A constant theme of American history has been the challenge of forging unity
out of diversity. Over and over, we have had to affirm our identity as one
nation, even in the face of profound differences. We are at such a point once
again. This time, though, the deepest divisions aren't based on race or on
national origin or on geography. They're based on the ability of individuals to
make their way in an increasingly turbulent economy. The overclass is doing
fine, but questioning its connection to the rest of America. The underclass is
isolated in marginal enclaves walled off from hope. The anxious class is being
pulled and stretched -- by the need to work two or more jobs to keep a family
solvent, by uneasiness about health care, by the specter that today's job will
disappear tomorrow, and by fears that their kids will be denied the opportunity
for a better life.
If unchecked, these divisions can corrode our society. Unlike the citizens
of most other nations, Americans have always been bound together less by a
shared past than by shared dreams of a better future. If we lose that common
future, we lose the glue that holds our nation together. Even now, some
aspiring demagogues, feeding on the fear and anger unleashed by the splintering
of the old middle class, stoke the fires of hate on the airwaves, and conspire
to conceal their own agendas behind the banners of fear and division. This
Administration proudly claims these cynics as adversaries.

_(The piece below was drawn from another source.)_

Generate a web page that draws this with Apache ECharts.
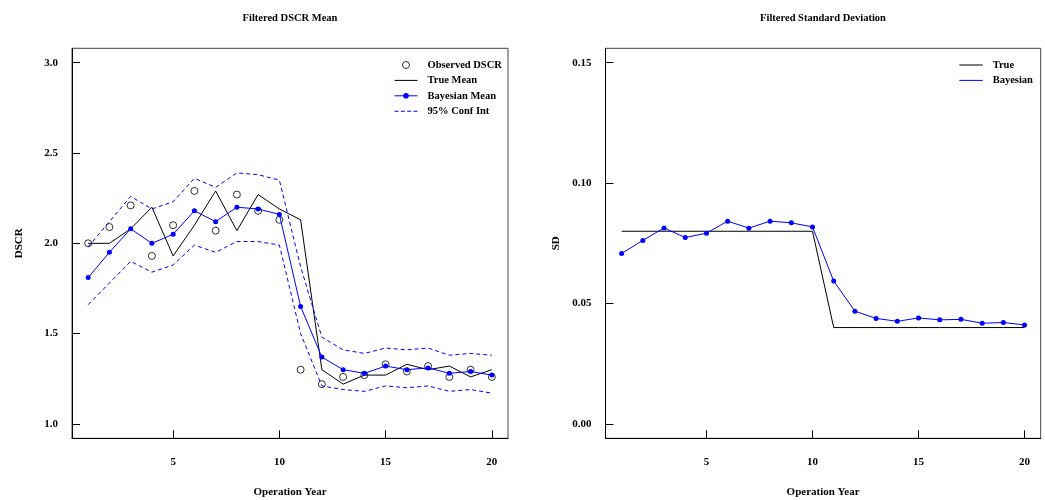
<!DOCTYPE html>
<html>
<head>
<meta charset="utf-8">
<title>Filtered DSCR</title>
<script src="https://cdn.jsdelivr.net/npm/echarts@6/dist/echarts.min.js"></script>
<style>
  html, body { margin: 0; padding: 0; background: #fff; }
  #chart { width: 1045px; height: 500px; }
</style>
</head>
<body>
<div id="chart"></div>
<script>
// Operation years on the x axis of both panels
const years = [1, 2, 3, 4, 5, 6, 7, 8, 9, 10, 11, 12, 13, 14, 15, 16, 17, 18, 19, 20];

// Left panel: DSCR mean filtering
const observedDSCR = [2.00, 2.09, 2.21, 1.93, 2.10, 2.29, 2.07, 2.27, 2.18, 2.13,
                      1.30, 1.22, 1.26, 1.27, 1.33, 1.29, 1.32, 1.26, 1.30, 1.26];
const trueMean     = [2.00, 2.00, 2.08, 2.20, 1.93, 2.10, 2.29, 2.07, 2.27, 2.19,
                      2.13, 1.30, 1.22, 1.27, 1.27, 1.33, 1.30, 1.32, 1.26, 1.30];
const bayesMean    = [1.81, 1.95, 2.08, 2.00, 2.05, 2.18, 2.12, 2.20, 2.19, 2.16,
                      1.65, 1.37, 1.30, 1.28, 1.32, 1.30, 1.31, 1.28, 1.29, 1.27];
const ciUpper      = [1.98, 2.12, 2.26, 2.19, 2.23, 2.36, 2.31, 2.39, 2.38, 2.35,
                      1.87, 1.48, 1.41, 1.39, 1.42, 1.41, 1.42, 1.38, 1.39, 1.38];
const ciLower      = [1.66, 1.78, 1.90, 1.84, 1.88, 1.99, 1.95, 2.01, 2.01, 1.99,
                      1.50, 1.21, 1.19, 1.18, 1.21, 1.20, 1.21, 1.18, 1.19, 1.17];

// Right panel: standard deviation filtering
const trueSD  = [0.08, 0.08, 0.08, 0.08, 0.08, 0.08, 0.08, 0.08, 0.08, 0.08,
                 0.04, 0.04, 0.04, 0.04, 0.04, 0.04, 0.04, 0.04, 0.04, 0.04];
const bayesSD = [0.0708, 0.0762, 0.0814, 0.0774, 0.0792, 0.0842, 0.0813, 0.0842, 0.0835, 0.0818,
                 0.0593, 0.0468, 0.0438, 0.0426, 0.0440, 0.0432, 0.0434, 0.0418, 0.0421, 0.0411];

// Tick positions
const xTicks = [5, 10, 15, 20];
const meanTicks = [1.0, 1.5, 2.0, 2.5, 3.0];
const sdTicks = [0.00, 0.05, 0.10, 0.15];

const FONT = 'Liberation Serif, Times New Roman, serif';
const BLUE = '#0000ff';
const pairs = vals => years.map((x, i) => [x, vals[i]]);

// Legend keys: a plain stroke and a dashed stroke
const SOLID_KEY = 'path://M0,0h23v1h-23z';
const DASHED_KEY = 'path://M0,0h4v1h-4zM6.33,0h4v1h-4zM12.67,0h4v1h-4zM19,0h4v1h-4z';

const txt = { fontFamily: FONT, fontWeight: 'bold', fontSize: 11, color: '#000' };

function xAxisFor(gridIndex) {
  return {
    type: 'value', gridIndex: gridIndex, min: 0.24, max: 20.76,
    name: 'Operation Year', nameLocation: 'middle', nameGap: 48,
    nameTextStyle: Object.assign({}, txt),
    axisLine: { show: true, onZero: false, lineStyle: { color: '#000', width: 1 } },
    axisTick: { show: true, inside: true, length: 8, customValues: xTicks, lineStyle: { color: '#000', width: 1 } },
    axisLabel: Object.assign({ show: true, margin: 18, customValues: xTicks, formatter: v => String(v) }, txt),
    splitLine: { show: false }
  };
}

function yAxisFor(gridIndex, min, max, ticks, digits, title, gap) {
  return {
    type: 'value', gridIndex: gridIndex, min: min, max: max,
    name: title, nameLocation: 'middle', nameGap: gap,
    nameTextStyle: Object.assign({}, txt),
    axisLine: { show: true, onZero: false, lineStyle: { color: '#000', width: 1 } },
    axisTick: { show: true, inside: true, length: 8, customValues: ticks, lineStyle: { color: '#000', width: 1 } },
    axisLabel: Object.assign({ show: true, margin: 14, customValues: ticks, formatter: v => v.toFixed(digits) }, txt),
    splitLine: { show: false }
  };
}

const legendText = { fontFamily: FONT, fontWeight: 'bold', fontSize: 10.5, color: '#000', lineHeight: 12,
  padding: [0, 0, 0, 5] };

const option = {
  animation: false,
  backgroundColor: '#fff',
  graphic: [
    { type: 'text', x: 290, y: 18, style: { text: 'Filtered DSCR Mean', textAlign: 'center', textVerticalAlign: 'middle',
      font: 'bold 10.5px ' + FONT, fill: '#000' } },
    { type: 'text', x: 823, y: 18, style: { text: 'Filtered Standard Deviation', textAlign: 'center', textVerticalAlign: 'middle',
      font: 'bold 10.5px ' + FONT, fill: '#000' } }
  ],
  grid: [
    { left: 72, top: 48.3, width: 436, height: 390, show: true, borderColor: '#444', borderWidth: 1,
      backgroundColor: 'transparent', containLabel: false, outerBoundsMode: 'none' },
    { left: 605.5, top: 48.3, width: 435.2, height: 390, show: true, borderColor: '#444', borderWidth: 1,
      backgroundColor: 'transparent', containLabel: false, outerBoundsMode: 'none' }
  ],
  xAxis: [xAxisFor(0), xAxisFor(1)],
  yAxis: [
    yAxisFor(0, 0.92, 3.08, meanTicks, 1, 'DSCR', 47),
    yAxisFor(1, -0.006, 0.156, sdTicks, 2, 'SD', 44)
  ],
  legend: [
    {
      orient: 'vertical', left: 394, top: 59, padding: 0, itemWidth: 23, itemHeight: 7, itemGap: 3.4,
      selectedMode: false, textStyle: legendText,
      data: [
        { name: 'Observed DSCR', itemStyle: { color: 'rgba(255,255,255,0)', borderColor: '#000', borderWidth: 1 } },
        { name: 'True Mean', icon: SOLID_KEY },
        { name: 'Bayesian Mean', lineStyle: { width: 1 } },
        { name: '95% Conf Int', icon: DASHED_KEY }
      ]
    },
    {
      orient: 'vertical', left: 959.3, top: 59, padding: 0, itemWidth: 23.4, itemHeight: 7, itemGap: 3.4,
      selectedMode: false, textStyle: legendText,
      data: [
        { name: 'True', icon: SOLID_KEY },
        { name: 'Bayesian', icon: SOLID_KEY }
      ]
    }
  ],
  series: [
    {
      name: 'Observed DSCR', type: 'scatter', xAxisIndex: 0, yAxisIndex: 0,
      symbol: 'circle', symbolSize: 7, symbolKeepAspect: true,
      itemStyle: { color: 'rgba(255,255,255,0)', borderColor: '#000', borderWidth: 1 },
      data: pairs(observedDSCR), z: 2
    },
    {
      name: 'True Mean', type: 'line', xAxisIndex: 0, yAxisIndex: 0,
      showSymbol: false, symbol: 'none', lineStyle: { color: '#000', width: 1 }, itemStyle: { color: '#000' },
      data: pairs(trueMean), z: 3
    },
    {
      name: 'Bayesian Mean', type: 'line', xAxisIndex: 0, yAxisIndex: 0,
      symbol: 'circle', symbolSize: 5, showSymbol: true,
      lineStyle: { color: BLUE, width: 1 }, itemStyle: { color: BLUE, borderWidth: 0 },
      data: pairs(bayesMean), z: 4
    },
    {
      name: '95% Conf Int', type: 'line', xAxisIndex: 0, yAxisIndex: 0,
      showSymbol: false, symbol: 'none', lineStyle: { color: BLUE, width: 1, type: [4, 3] }, itemStyle: { color: BLUE },
      data: pairs(ciUpper), z: 3
    },
    {
      name: '95% Conf Int', type: 'line', xAxisIndex: 0, yAxisIndex: 0,
      showSymbol: false, symbol: 'none', lineStyle: { color: BLUE, width: 1, type: [4, 3] }, itemStyle: { color: BLUE },
      data: pairs(ciLower), z: 3
    },
    {
      name: 'True', type: 'line', xAxisIndex: 1, yAxisIndex: 1,
      showSymbol: false, symbol: 'none', lineStyle: { color: '#000', width: 1 }, itemStyle: { color: '#000' },
      data: pairs(trueSD), z: 3
    },
    {
      name: 'Bayesian', type: 'line', xAxisIndex: 1, yAxisIndex: 1,
      symbol: 'circle', symbolSize: 5, showSymbol: true,
      lineStyle: { color: BLUE, width: 1 }, itemStyle: { color: BLUE, borderWidth: 0 },
      data: pairs(bayesSD), z: 4
    }
  ]
};

const chart = echarts.init(document.getElementById('chart'), null, { renderer: 'canvas' });
chart.setOption(option);
</script>
</body>
</html>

Nothing is more vital to fulfilling our nation's defining promise than
preparing all Americans for meaningful, productive working lives. This is no
simple undertaking -- especially with the most austere federal budget in a
generation. But if we pledge our common efforts -- business, labor, government
at all levels -- we can clear the path to opportunity for today's working men
and women and their children.
In this century's waning years, in the hopeful, fearful confusion of the
Cold War's end, our most important mission is to restore hope to the anxious
class and lift despair from the underclass, to affirm with conviction that the
American dream of broadly-shared middle class prosperity still endures.